L’effort de guerre sollicite de nombreux talents du cinéma britannique et Carol Reed y participe activement. Véritable redécouverte, L’Héroïque parade (The Way Ahead), malencontreusement cité dans plusieurs filmographies comme un documentaire, est l’une des grandes réussites du réalisateur : portrait communautaire de soldats à l’entraînement, le film bénéficie de percutants dialogues (signés Eric Ambler et Peter Ustinov, qui fait une brève apparition en bistrotier français !), d’une distribution superbe et d’une inoubliable séquence de bataille finale, noyée dans un nuage de poussière et de fumée.

L’après-guerre va faire de Carol Reed l’un des cinéastes les plus prestigieux de la scène internationale, avec trois grands succès : Huit heures de sursis, Première désillusion et Le Troisième homme. Tous trois confrontent l’épreuve personnelle d’un homme à l’hostilité sociale qui fait vasciller les certitudes : respectivement, un membre de l’IRA traqué comme un gangster (James Mason), un majordome d’ambassade qui étouffe dans le culte du paraître (Ralph Richardson) et un écrivain qui fait son deuil de l’amitié et de la solidarité humaine (Joseph Cotten)… Dans ce monde où s’effondrent les repères, Carol Reed tisse un univers plastique au noir et blanc tranchant, aux clair-obscurs ambigus et à la profondeur de champ oppressante. Le rêve d’évasion ne débouche que sur un avenir sans issue. Au cynisme qui menace ses protagonistes, il oppose le regard vulnérable de vibrants personnages féminins ou, mieux encore, la vision décalée de l’enfance, dans Première désillusion (le point de vue d’un jeune garçon sur la folie du monde adulte se retrouvera à plusieurs reprises chez Reed, notamment dans L’Homme de Berlin, L’Enfant et la licorne et Oliver).

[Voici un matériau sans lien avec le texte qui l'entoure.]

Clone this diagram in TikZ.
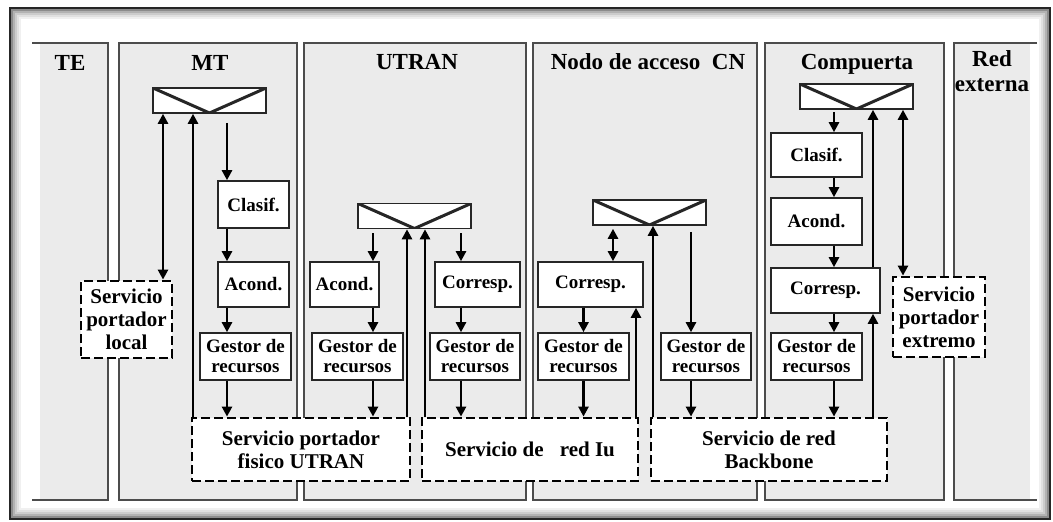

La suite de sa carrière ne rencontrera pas les mêmes faveurs de la critique, ni du public. Elle contient pourtant de remarquables variations sur des thèmes qui lui sont chers, en particulier celui de l’anti-héros voué à l’errance et au déracinement. Trevor Howard gesticule et braille à l’envi dans une emphatique, mais passionnante adaptation du Banni des îles de Conrad (où brille aussi Ralph Richardson, étonnamment grimé en capitaine Lingard). James Mason, dans l’une de ses compositions les plus énigmatiques, est L’Homme de Berlin, film d’espionnage d’une glaçante inhumanité, dont l’issue est une version tragique du passage de frontière de Night Train to Munich.. Alec Guinness, enfin, est le faux espion désenchanté d’une pochade misanthrope, Notre homme à la Havane, troisième collaboration du cinéaste avec l’écrivain et scénariste Graham Greene.

Les années soixante et soixante-dix seront celles du déclin artistique, où Carol Reed semble n’être devenu qu’un consciencieux illustrateur de scénarios. Des personnages courent toujours à leur perte, comme Laurence Harvey en escroc menacé de paranoïa dans Le Deuxième homme (1963), ou Anthony Quinn, exténuant dans le rôle de L’Indien (1970). Mais même dans ses films les plus mineurs, les plus indifférents, Carol Reed ne bâcla jamais son travail ; le soin du détail, la précision du cadre, l’excellence de castings suggérant la folie sous-jacente de ses personnages sont des qualités auxquelles, jusqu’au bout, il resta fidèle. Tour à tour portée aux nues, puis dédaignée, son oeuvre restera comme un modèle d’intégrité traversée de précieuses fulgurances.